> _DATASET EXCERPTS_:
┏━━
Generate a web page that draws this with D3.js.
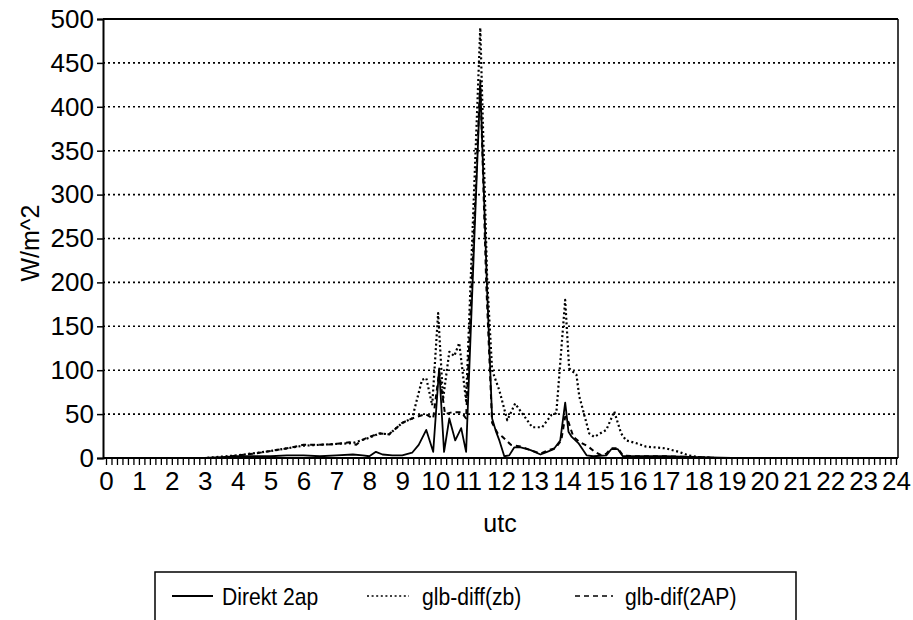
┗━━
┏━━
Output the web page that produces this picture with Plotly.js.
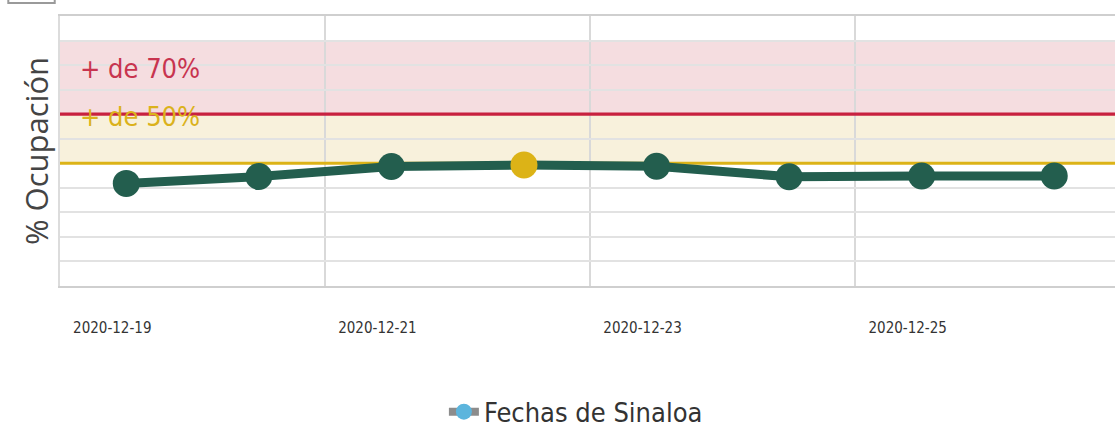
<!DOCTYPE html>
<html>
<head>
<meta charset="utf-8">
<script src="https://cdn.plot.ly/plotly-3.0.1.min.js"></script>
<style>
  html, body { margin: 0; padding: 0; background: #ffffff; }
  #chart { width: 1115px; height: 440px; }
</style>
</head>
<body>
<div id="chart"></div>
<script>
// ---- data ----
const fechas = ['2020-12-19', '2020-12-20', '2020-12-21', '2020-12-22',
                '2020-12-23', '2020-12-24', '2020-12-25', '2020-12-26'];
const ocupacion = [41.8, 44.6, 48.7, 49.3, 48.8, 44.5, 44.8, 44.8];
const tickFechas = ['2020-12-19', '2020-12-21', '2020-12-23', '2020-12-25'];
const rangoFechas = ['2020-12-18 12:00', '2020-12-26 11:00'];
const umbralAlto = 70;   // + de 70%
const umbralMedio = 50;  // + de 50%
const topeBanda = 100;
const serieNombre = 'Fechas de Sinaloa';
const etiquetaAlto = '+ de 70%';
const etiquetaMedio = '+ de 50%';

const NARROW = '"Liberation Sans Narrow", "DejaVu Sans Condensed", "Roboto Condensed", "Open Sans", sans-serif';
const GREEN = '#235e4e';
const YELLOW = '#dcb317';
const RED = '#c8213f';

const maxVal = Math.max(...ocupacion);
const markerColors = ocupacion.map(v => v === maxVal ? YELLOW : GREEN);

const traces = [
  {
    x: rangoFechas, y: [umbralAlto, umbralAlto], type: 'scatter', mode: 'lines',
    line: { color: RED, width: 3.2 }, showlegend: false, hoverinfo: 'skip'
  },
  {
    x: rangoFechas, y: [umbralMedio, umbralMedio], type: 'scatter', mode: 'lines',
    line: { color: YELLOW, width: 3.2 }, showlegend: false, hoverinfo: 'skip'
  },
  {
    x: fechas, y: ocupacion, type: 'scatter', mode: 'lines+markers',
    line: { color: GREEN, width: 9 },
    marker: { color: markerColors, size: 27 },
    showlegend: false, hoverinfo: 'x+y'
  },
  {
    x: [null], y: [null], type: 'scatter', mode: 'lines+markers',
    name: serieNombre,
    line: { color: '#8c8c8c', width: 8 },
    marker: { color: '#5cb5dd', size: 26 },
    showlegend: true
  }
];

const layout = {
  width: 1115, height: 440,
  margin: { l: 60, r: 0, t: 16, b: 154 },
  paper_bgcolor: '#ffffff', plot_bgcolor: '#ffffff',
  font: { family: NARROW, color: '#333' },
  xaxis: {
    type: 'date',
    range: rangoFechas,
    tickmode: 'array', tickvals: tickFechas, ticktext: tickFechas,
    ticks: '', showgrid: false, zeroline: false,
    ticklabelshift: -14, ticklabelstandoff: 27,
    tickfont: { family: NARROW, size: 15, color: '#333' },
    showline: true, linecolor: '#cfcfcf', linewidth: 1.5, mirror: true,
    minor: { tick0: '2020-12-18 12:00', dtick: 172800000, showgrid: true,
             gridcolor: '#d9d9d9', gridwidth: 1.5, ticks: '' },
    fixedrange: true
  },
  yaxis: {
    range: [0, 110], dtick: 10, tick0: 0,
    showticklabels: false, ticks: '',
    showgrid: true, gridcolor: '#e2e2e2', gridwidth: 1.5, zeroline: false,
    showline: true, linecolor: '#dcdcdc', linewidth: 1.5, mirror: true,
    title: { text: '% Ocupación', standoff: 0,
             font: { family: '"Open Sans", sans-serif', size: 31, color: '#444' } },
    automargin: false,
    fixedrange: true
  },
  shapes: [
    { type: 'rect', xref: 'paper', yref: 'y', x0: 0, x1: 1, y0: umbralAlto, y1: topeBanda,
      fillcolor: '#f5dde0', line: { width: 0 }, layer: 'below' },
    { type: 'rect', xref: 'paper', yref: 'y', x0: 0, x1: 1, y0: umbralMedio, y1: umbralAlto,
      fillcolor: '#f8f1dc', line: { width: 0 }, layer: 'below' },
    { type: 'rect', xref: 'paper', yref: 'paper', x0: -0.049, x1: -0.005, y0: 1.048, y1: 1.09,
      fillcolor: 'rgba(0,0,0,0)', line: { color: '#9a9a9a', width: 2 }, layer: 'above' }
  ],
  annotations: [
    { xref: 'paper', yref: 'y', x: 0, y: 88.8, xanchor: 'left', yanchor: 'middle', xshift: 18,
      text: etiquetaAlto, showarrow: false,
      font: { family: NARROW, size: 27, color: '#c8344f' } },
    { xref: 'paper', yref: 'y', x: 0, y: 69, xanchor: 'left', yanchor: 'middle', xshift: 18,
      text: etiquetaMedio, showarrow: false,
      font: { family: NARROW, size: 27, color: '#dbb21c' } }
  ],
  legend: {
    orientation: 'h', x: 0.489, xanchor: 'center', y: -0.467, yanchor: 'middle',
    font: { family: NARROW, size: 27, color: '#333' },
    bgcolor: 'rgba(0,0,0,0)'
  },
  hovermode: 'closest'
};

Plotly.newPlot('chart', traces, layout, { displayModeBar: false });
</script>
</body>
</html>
┗━━
┏━━
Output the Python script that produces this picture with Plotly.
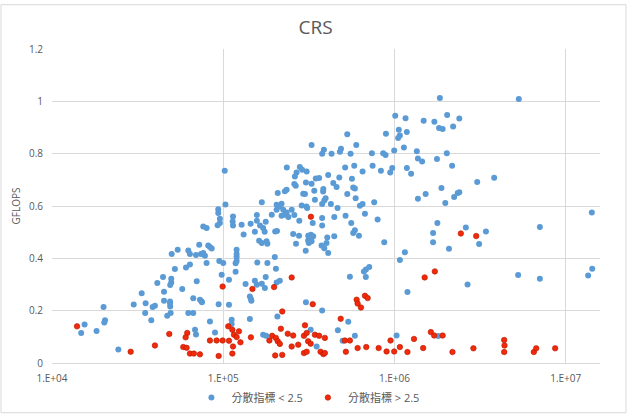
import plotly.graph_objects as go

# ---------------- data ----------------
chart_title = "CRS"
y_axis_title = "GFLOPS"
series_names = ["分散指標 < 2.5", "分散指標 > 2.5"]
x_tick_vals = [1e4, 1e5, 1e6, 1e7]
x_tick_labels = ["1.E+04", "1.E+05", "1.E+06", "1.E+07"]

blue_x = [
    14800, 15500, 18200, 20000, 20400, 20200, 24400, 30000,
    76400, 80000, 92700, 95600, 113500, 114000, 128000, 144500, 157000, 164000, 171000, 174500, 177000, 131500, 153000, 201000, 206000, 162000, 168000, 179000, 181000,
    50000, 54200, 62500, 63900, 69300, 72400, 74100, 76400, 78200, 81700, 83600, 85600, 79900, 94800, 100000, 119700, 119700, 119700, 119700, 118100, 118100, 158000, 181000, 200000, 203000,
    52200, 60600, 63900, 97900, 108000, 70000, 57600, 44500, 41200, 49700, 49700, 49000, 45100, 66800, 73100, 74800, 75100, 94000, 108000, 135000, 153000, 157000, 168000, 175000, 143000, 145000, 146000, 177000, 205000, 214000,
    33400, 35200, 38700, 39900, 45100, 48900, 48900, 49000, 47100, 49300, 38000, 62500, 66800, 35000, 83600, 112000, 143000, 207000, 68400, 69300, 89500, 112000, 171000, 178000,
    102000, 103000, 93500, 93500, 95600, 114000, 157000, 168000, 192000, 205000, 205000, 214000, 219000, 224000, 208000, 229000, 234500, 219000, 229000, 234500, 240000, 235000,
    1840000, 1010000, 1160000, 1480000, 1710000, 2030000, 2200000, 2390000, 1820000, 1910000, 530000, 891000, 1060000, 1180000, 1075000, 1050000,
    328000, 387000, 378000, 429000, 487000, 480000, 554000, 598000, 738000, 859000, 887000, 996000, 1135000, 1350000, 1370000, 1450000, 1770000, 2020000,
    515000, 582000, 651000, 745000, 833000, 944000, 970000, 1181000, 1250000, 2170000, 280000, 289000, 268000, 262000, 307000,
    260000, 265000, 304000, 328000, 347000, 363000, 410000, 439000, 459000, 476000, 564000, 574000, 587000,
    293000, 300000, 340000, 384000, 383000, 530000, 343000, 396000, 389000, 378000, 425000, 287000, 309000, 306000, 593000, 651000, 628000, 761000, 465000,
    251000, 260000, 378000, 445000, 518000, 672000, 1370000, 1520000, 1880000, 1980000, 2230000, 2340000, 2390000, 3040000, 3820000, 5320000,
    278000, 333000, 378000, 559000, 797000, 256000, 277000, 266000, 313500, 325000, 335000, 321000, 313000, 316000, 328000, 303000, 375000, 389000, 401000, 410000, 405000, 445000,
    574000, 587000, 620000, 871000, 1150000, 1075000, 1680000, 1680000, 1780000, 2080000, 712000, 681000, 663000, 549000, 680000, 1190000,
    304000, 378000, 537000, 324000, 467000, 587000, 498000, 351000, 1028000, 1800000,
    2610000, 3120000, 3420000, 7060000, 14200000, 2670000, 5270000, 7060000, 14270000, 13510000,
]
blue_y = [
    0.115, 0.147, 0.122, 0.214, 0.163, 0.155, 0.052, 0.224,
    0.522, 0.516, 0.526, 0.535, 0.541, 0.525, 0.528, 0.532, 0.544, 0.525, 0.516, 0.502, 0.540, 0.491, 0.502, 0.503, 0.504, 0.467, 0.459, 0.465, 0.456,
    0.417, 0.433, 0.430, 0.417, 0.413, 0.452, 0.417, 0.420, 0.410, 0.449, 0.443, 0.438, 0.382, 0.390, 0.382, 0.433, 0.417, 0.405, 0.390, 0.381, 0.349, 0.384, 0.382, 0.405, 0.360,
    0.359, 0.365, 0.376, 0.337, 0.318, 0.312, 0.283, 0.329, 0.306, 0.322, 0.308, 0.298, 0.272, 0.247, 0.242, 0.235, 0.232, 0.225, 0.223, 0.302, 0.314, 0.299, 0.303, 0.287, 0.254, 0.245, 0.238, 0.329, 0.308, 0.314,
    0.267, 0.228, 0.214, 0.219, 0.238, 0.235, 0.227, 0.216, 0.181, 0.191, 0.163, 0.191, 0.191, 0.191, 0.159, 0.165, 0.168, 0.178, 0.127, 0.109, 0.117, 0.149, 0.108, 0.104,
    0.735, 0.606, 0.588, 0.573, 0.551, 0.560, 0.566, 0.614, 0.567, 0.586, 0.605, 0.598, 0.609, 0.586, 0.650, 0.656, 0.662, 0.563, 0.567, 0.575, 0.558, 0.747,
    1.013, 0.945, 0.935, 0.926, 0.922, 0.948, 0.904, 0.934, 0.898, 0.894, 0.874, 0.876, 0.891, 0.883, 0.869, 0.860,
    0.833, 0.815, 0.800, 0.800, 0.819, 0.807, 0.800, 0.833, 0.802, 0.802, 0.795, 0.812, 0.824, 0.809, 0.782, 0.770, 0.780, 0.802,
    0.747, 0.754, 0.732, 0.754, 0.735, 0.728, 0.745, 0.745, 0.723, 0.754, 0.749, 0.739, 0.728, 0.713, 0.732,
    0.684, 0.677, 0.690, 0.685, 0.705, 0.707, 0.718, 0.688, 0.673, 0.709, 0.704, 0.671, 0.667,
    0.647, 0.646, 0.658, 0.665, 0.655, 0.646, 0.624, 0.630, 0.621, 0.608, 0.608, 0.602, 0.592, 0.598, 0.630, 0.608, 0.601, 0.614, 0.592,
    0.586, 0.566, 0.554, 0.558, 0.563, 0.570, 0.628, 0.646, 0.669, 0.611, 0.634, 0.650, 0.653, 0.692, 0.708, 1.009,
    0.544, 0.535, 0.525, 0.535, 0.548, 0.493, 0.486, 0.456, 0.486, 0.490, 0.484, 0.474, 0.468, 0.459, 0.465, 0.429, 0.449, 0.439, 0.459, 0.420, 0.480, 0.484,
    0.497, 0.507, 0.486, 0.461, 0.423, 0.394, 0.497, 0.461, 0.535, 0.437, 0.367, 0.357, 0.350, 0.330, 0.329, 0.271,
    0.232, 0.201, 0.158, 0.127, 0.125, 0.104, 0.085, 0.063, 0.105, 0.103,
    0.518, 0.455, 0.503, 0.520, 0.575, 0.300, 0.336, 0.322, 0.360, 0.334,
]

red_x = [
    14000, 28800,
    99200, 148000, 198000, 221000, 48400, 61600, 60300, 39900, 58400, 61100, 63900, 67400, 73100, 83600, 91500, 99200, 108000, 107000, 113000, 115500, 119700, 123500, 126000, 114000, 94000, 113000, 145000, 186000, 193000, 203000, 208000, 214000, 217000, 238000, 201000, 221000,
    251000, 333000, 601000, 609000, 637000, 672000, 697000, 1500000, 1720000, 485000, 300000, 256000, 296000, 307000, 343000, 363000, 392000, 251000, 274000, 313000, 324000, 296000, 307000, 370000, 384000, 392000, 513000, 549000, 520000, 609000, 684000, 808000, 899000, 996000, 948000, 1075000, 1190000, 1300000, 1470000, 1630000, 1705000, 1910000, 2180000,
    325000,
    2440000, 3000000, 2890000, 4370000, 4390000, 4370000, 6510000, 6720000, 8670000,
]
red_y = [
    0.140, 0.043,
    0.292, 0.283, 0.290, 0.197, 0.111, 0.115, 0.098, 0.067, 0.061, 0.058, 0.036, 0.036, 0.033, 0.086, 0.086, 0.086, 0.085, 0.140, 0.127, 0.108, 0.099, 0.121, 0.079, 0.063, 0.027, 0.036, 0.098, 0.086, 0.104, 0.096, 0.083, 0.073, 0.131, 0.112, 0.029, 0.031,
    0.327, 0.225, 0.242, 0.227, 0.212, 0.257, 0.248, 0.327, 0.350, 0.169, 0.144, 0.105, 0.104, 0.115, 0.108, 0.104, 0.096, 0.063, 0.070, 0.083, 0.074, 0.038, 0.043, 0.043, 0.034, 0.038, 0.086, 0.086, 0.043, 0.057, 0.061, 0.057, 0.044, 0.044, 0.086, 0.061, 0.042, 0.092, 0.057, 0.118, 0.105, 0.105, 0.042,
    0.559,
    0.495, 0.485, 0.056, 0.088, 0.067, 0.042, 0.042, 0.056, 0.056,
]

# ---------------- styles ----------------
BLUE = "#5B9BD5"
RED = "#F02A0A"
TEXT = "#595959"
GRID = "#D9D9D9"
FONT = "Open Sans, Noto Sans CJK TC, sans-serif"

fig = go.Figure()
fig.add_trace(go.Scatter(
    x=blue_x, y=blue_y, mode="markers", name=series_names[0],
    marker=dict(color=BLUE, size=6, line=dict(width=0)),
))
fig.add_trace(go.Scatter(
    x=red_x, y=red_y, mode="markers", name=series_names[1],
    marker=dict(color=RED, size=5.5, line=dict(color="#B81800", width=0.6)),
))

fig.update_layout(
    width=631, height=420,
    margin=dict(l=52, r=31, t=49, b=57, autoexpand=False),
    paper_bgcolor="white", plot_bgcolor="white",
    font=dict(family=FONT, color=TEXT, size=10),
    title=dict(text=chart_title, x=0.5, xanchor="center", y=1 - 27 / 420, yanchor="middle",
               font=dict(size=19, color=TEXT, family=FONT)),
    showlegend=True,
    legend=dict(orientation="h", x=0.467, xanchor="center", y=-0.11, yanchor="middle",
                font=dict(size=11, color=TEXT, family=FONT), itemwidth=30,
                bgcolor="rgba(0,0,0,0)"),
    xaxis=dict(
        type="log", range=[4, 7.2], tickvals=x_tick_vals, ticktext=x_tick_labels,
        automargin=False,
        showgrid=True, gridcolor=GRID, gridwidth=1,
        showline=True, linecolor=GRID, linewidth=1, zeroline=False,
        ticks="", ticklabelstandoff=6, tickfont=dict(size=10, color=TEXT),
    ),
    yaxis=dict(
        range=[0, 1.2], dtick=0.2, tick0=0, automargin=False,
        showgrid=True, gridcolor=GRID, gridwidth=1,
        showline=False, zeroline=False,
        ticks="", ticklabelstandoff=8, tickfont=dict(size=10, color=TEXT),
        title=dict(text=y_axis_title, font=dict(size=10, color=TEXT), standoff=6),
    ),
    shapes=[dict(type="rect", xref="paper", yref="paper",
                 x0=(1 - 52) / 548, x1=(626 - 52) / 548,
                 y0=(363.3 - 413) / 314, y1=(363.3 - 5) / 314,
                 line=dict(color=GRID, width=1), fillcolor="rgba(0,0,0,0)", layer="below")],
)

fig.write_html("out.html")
┗━━
> _EXERCISE PROMPT_: Above are the records. Copy word for word only their lines from the one holding "Output the web" through the one holding "const markerColors = ocupacion.map(v", both included, and skip the images.

> _WRITTEN ANSWER_:
Output the web page that produces this picture with Plotly.js.
<!DOCTYPE html>
<html>
<head>
<meta charset="utf-8">
<script src="https://cdn.plot.ly/plotly-3.0.1.min.js"></script>
<style>
  html, body { margin: 0; padding: 0; background: #ffffff; }
  #chart { width: 1115px; height: 440px; }
</style>
</head>
<body>
<div id="chart"></div>
<script>
// ---- data ----
const fechas = ['2020-12-19', '2020-12-20', '2020-12-21', '2020-12-22',
                '2020-12-23', '2020-12-24', '2020-12-25', '2020-12-26'];
const ocupacion = [41.8, 44.6, 48.7, 49.3, 48.8, 44.5, 44.8, 44.8];
const tickFechas = ['2020-12-19', '2020-12-21', '2020-12-23', '2020-12-25'];
const rangoFechas = ['2020-12-18 12:00', '2020-12-26 11:00'];
const umbralAlto = 70;   // + de 70%
const umbralMedio = 50;  // + de 50%
const topeBanda = 100;
const serieNombre = 'Fechas de Sinaloa';
const etiquetaAlto = '+ de 70%';
const etiquetaMedio = '+ de 50%';

const NARROW = '"Liberation Sans Narrow", "DejaVu Sans Condensed", "Roboto Condensed", "Open Sans", sans-serif';
const GREEN = '#235e4e';
const YELLOW = '#dcb317';
const RED = '#c8213f';

const maxVal = Math.max(...ocupacion);
const markerColors = ocupacion.map(v => v === maxVal ? YELLOW : GREEN);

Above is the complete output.